Oppenheimer, a film I thought was fine (and no more), is the only film on that list truly marketed to adults. You could certainly argue that Mission: Impossible — Dead Reckoning Part One is also targeted at older viewers (given that its action superhero lead is now 61) but there’s something fundamentally pubescent about the rock’em sock’em action movie format. It can be enjoyable, sure, it can even be creatively profound, but, at its core, it strikes at something quite base in our limbic system. Oppenheimer, however, is a) not for kids, and b) not based on existing IP. The only other film to satisfy that second criteria is Elemental, a middling entry in the Pixar canon (which exists as a semi-multiverse in its own right).
(A note here on the fact that cinema has ONCE AGAIN failed to exploit the “grey pound” (or “gray dollar” has Americans would say). There seems to be a belief that in order for films to be profitible they must serve the highest number of demographics possible, which basically means you make a PG-13, at most, film that some children will watch, loads of teenagers will watch, some more juvenile millennials will watch, and then another tonne of parents will find themselves stuck at. Fine, but that’s why we end up with so many naff superhero movies. The “grey pound”, which I think propelled Oppenheimer to its very healthy returns, also go to the cinema, have more disposable income, and, most importantly, want to watch films which are MUCH cheaper to make.)
Oppenheimer, the third highest grossing film of the year, grossed $950,554,020 at the worldwide box office. That figure might make you scratch your chin in befuddlement at the title of the piece. After all, that seems fairly empirical evidence that Oppenheimer is, in point of fact, very much not a billion dollar movie.
But something happened on the train this morning. I was tootling along between Forest Hill and Hoxton, doing some work on my laptop. The lack of wi-fi made me increasingly frustrated and so I began scrolling through one of the few tabs I had already open and loaded: the 2023 worldwide box office list. It was towards the bottom of the list (I was truly bored; suffering from that specific indolence that disenfranchised digital natives feel when out of communication) that I noticed a number of “re-releases”. The most lucrative of these was the re-release of Pixar’s Toy Story, which took in an additional $27.5m (which is more than, for example, Renfield or Dumb Money). But there were two other re-releases (out of 8 that made the top 200 highest grossing films of the year) that interested me more: Interstellar and The Dark Knight.
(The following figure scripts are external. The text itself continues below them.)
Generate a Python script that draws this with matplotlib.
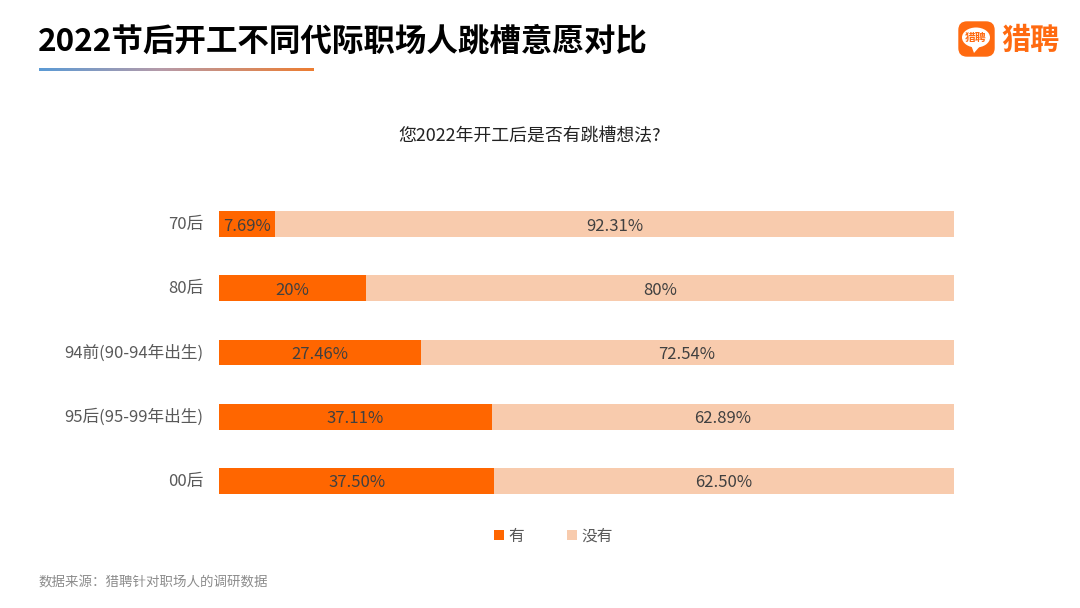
import matplotlib.pyplot as plt
from matplotlib.patches import FancyBboxPatch, Polygon, Ellipse
from matplotlib.transforms import ScaledTranslation
import numpy as np

plt.rcParams['font.family'] = ['Noto Sans CJK SC', 'DejaVu Sans']

categories = ['70后', '80后', '94前(90-94年出生)', '95后(95-99年出生)', '00后']
yes_values = [7.69, 20, 27.46, 37.11, 37.50]
no_values = [92.31, 80, 72.54, 62.89, 62.50]
yes_labels = ['7.69%', '20%', '27.46%', '37.11%', '37.50%']
no_labels = ['92.31%', '80%', '72.54%', '62.89%', '62.50%']

orange = '#ff6600'
light = '#f8cbad'
W, H = 1080, 608

fig = plt.figure(figsize=(W / 100, H / 100), dpi=100)

# overlay axes in pixel coordinates for title, logo etc
bg = fig.add_axes([0, 0, 1, 1])
bg.set_xlim(0, W)
bg.set_ylim(H, 0)
bg.axis('off')

bg.text(38, 41.5, '2022节后开工不同代际职场人跳槽意愿对比', fontsize=22.7, fontweight='bold',
        color='#000000', va='center', ha='left')
# underline gradient, blue -> mauve -> orange
stops = np.array([[0x5b, 0x9b, 0xd5], [0xb7, 0x9a, 0xa8], [0xed, 0x7d, 0x31]]) / 255
grad = np.linspace(0, 1, 256)
img = np.array([[np.interp(grad, [0, 0.45, 1], stops[:, k]) for k in range(3)]]).transpose(0, 2, 1)
bg.imshow(img, extent=(39, 314, 71, 68.5), aspect='auto')
bg.set_xlim(0, W)
bg.set_ylim(H, 0)

bg.text(530, 136, '您2022年开工后是否有跳槽想法?', fontsize=12.9, color='#222222', ha='center', va='center')

# logo
bg.add_patch(FancyBboxPatch((959, 22), 35, 34, boxstyle='round,pad=0,rounding_size=8',
                            fc='#ff6a10', ec='#ff6a10', lw=1))
bg.add_patch(Ellipse((976, 37.5), 28, 20, fc='white', ec='none'))
bg.add_patch(Polygon([[971, 45], [981, 45], [974, 53]], fc='white', ec='none'))
bg.text(976, 37.5, '猎聘', fontsize=7.8, fontweight='bold', color='#ff6a10', ha='center', va='center')
bg.text(1030, 39.5, '猎聘', fontsize=21, fontweight='bold', color='#ff6a10', ha='center', va='center')

bg.text(38.5, 582, '数据来源\uff1a猎聘针对职场人的调研数据', fontsize=9.7, color='#8c8c8c', ha='left', va='center')

# bar chart
ax = fig.add_axes([219 / W, 1 - 513 / H, (953.5 - 219) / W, (513 - 192) / H])
ax.patch.set_alpha(0)
y = np.arange(len(categories))
ax.barh(y, yes_values, height=0.4, color=orange, label='有')
ax.barh(y, no_values, left=yes_values, height=0.4, color=light, label='没有')
ax.set_xlim(0, 100)
ax.set_ylim(len(categories) - 0.5, -0.5)
ax.set_yticks(y)
ax.set_yticklabels(categories, fontsize=12, color='#595959')
ax.tick_params(axis='y', length=0, pad=11)
ax.xaxis.set_visible(False)
for s in ax.spines.values():
    s.set_visible(False)

# tick labels sit a little above the bar centre
up = ScaledTranslation(0, 1.5 / 100, fig.dpi_scale_trans)
for lab in ax.get_yticklabels():
    lab.set_transform(lab.get_transform() + up)

for i in y:
    ax.text(yes_values[i] / 2, i + 0.03, yes_labels[i], fontsize=12, color='#404040', ha='center', va='center')
    ax.text(yes_values[i] + no_values[i] / 2, i + 0.03, no_labels[i], fontsize=12, color='#404040', ha='center', va='center')

leg = ax.legend(loc='center', bbox_to_anchor=(553.5 / W, 1 - 536 / H), bbox_transform=fig.transFigure, ncol=2,
                frameon=False, fontsize=11.3, handlelength=0.64, handleheight=0.64, handletextpad=0.3,
                columnspacing=2.7, labelcolor='#595959')

fig.savefig('out.png', dpi=100)
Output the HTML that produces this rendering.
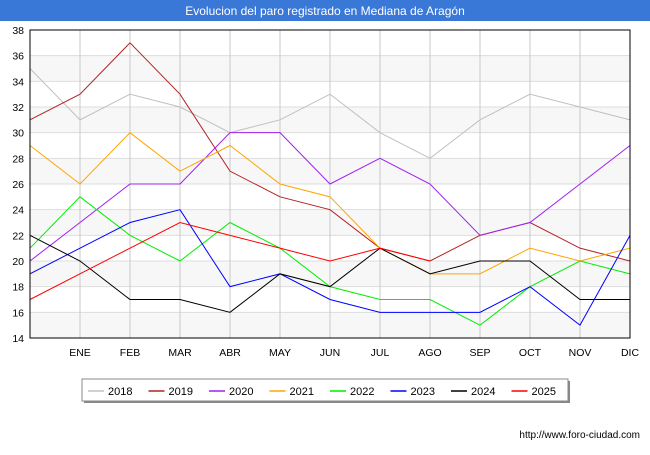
<!DOCTYPE html>
<html><head><meta charset="utf-8"><style>
body{margin:0;background:#fff;font-family:"Liberation Sans",sans-serif;}
svg text{font-family:"Liberation Sans",sans-serif;}
</style></head><body>
<svg id="chart" width="650" height="450" xmlns="http://www.w3.org/2000/svg">
<rect x="0" y="0" width="650" height="450" fill="#fff"/>
<rect x="0" y="0" width="650" height="21" fill="#3a78d8"/>
<text x="325" y="15" text-anchor="middle" font-size="12" fill="#fff">Evolucion del paro registrado en Mediana de Aragón</text>
<g id="plot"></g>
<g id="legend"></g>
<text x="640" y="438" text-anchor="end" font-size="10" fill="#000">http://www.foro-ciudad.com</text>
</svg>
<script>
const months=["","ENE","FEB","MAR","ABR","MAY","JUN","JUL","AGO","SEP","OCT","NOV","DIC"];
const yTicks=[14,16,18,20,22,24,26,28,30,32,34,36,38];
const seriesNames=["2018","2019","2020","2021","2022","2023","2024","2025"];
const seriesColors=["#c0c0c0","#b22222","#a020f0","#ffa500","#00ee00","#0000ff","#000000","#ff0000"];
const s2018=[35,31,33,32,30,31,33,30,28,31,33,32,31];
const s2019=[31,33,37,33,27,25,24,21,20,22,23,21,20];
const s2020=[20,23,26,26,30,30,26,28,26,22,23,26,29];
const s2021=[29,26,30,27,29,26,25,21,19,19,21,20,21];
const s2022=[21,25,22,20,23,21,18,17,17,15,18,20,19];
const s2023=[19,21,23,24,18,19,17,16,16,16,18,15,22];
const s2024=[22,20,17,17,16,19,18,21,19,20,20,17,17];
const s2025=[17,19,21,23,22,21,20,21,20];
const allSeries=[s2018,s2019,s2020,s2021,s2022,s2023,s2024,s2025];
const NS="http://www.w3.org/2000/svg";
const L=30,R=630,T=30,B=338,yMin=14,yMax=38;
const xs=i=>L+(R-L)*i/(months.length-1);
const ys=v=>B-(v-yMin)*(B-T)/(yMax-yMin);
const plot=document.getElementById('plot');
function mk(tag,attrs,parent){const e=document.createElementNS(NS,tag);for(const k in attrs)e.setAttribute(k,attrs[k]);parent.appendChild(e);return e;}
for(let i=0;i<yTicks.length-1;i++){
  if(i%2===0){const r=mk('rect',{x:L,y:ys(yTicks[i+1]),width:R-L,height:ys(yTicks[i])-ys(yTicks[i+1]),fill:'#f7f7f7'},plot);
  
  }
}
yTicks.forEach(v=>{
  const l=mk('line',{x1:L,x2:R,y1:ys(v),y2:ys(v),stroke:'#dddddd','stroke-width':1},plot);
  
  
  const t=mk('text',{x:L-6,y:ys(v)+4,'text-anchor':'end','font-size':10.5,fill:'#000'},plot);
  t.textContent=v;
  
  
});
months.forEach((m,i)=>{
  const l=mk('line',{x1:xs(i),x2:xs(i),y1:T,y2:B,stroke:'#c8c8c8','stroke-width':1},plot);
  
  
  if(m){const t=mk('text',{x:xs(i),y:356,'text-anchor':'middle','font-size':10.5,fill:'#000'},plot);
  t.textContent=m;
  
  }
});
allSeries.forEach((s,k)=>{
  const p=mk('polyline',{points:s.map((v,i)=>xs(i)+','+ys(v)).join(' '),fill:'none',stroke:seriesColors[k],'stroke-width':1},plot);
  
  
});
const fr=mk('rect',{x:L,y:T,width:R-L,height:B-T,fill:'none',stroke:'#000','stroke-width':1},plot);


const lg=document.getElementById('legend');
const sh=mk('rect',{x:84,y:381,width:486,height:22,fill:'#888'},lg);


const box=mk('rect',{x:82,y:379,width:486,height:22,fill:'#fff',stroke:'#888'},lg);


seriesNames.forEach((n,k)=>{
  const x0=88+k*60.5;
  const l=mk('line',{x1:x0,x2:x0+16,y1:391,y2:391,stroke:seriesColors[k],'stroke-width':1.5},lg);
  
  
  const t=mk('text',{x:x0+20,y:395,'font-size':11,fill:'#000'},lg);
  t.textContent=n;
  
  
});
</script>
</body></html>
A word first on re-releases. Avatar, James Cameron’s 2009 epic about strangely blue space folk, recently reclaimed its title as the highest grossing movie of all time, following a re-release, notionally in preparation for its sequel being released last year. It’s hard not to suspect that there was an element of gamesmanship to this too: Cameron had lost his crown to Avengers: Endgame and was keen to reclaim it. For all that these blockbuster movies take out pages in the trade press in order to slap one another on the black, the ultimate title of Highest Grossing Film Ever is a belt worth having — and holding onto.
But re-releases do have a long, strategic history in the movie business, and nobody has been more adept at using them than Disney. In the more recent of Disney’s Golden Eras — the one which saw them smash out Beauty and the Beast, Lion King, Little Mermaid, Aladdin… etc — the business model for the company retained an historic principle, that theatrical releases would be accompanied by extremely long intervals for home video release. They were amazingly restrained in terms of freeing these films up for home consumption: Dumbo came out in cinemas in 1941 and was only released on home video in 1981, Bambi came out first in 1942 and on VHS in 1989, and The Jungle Book was in theaters in 1967 an in living rooms in 1990. It was a strategy that allowed them to make absolute oodles from the eventual video releases (which were events, in themselves, on a similar scale to the theatrical release) but also intermittently re-release them in theaters, in order to get new generations hopped up on the Disney juice.
The re-releases of Interstellar and The Dark Knight, this year, are because of Oppenheimer. They all share a director: Christopher Nolan. And with Nolan the talk of tinseltown once again, it made sense to put two of his most celebrated, more cerebral (in a way) films back on the big screen. Interstellar took $25,950,515 this time round, while The Dark Knight added $22,011,318 to its gross. Add those together and you have an additional $49,515,076. Add that to Oppenheimer’s $950,563,875 and what do you end up with? $1,000,078,951.
Of course, cynics and sticklers will point out that these movies are raking in cash for three different distributers (Universal for Oppenheimer, Paramount for Interstellar, and Warner Bros for TDK) but at the base of the pyramid is one man, Nolan, and one company, Syncopy, who have generated a billion dollars in theatrical gross this year. And it’s all because of Oppenheimer. It might not get the credit for passing a billion at the box office, but in precipitating nearly $50m in extra revenue through re-releases, it has a claim to be the third, and final, billion-dollar film of 2023.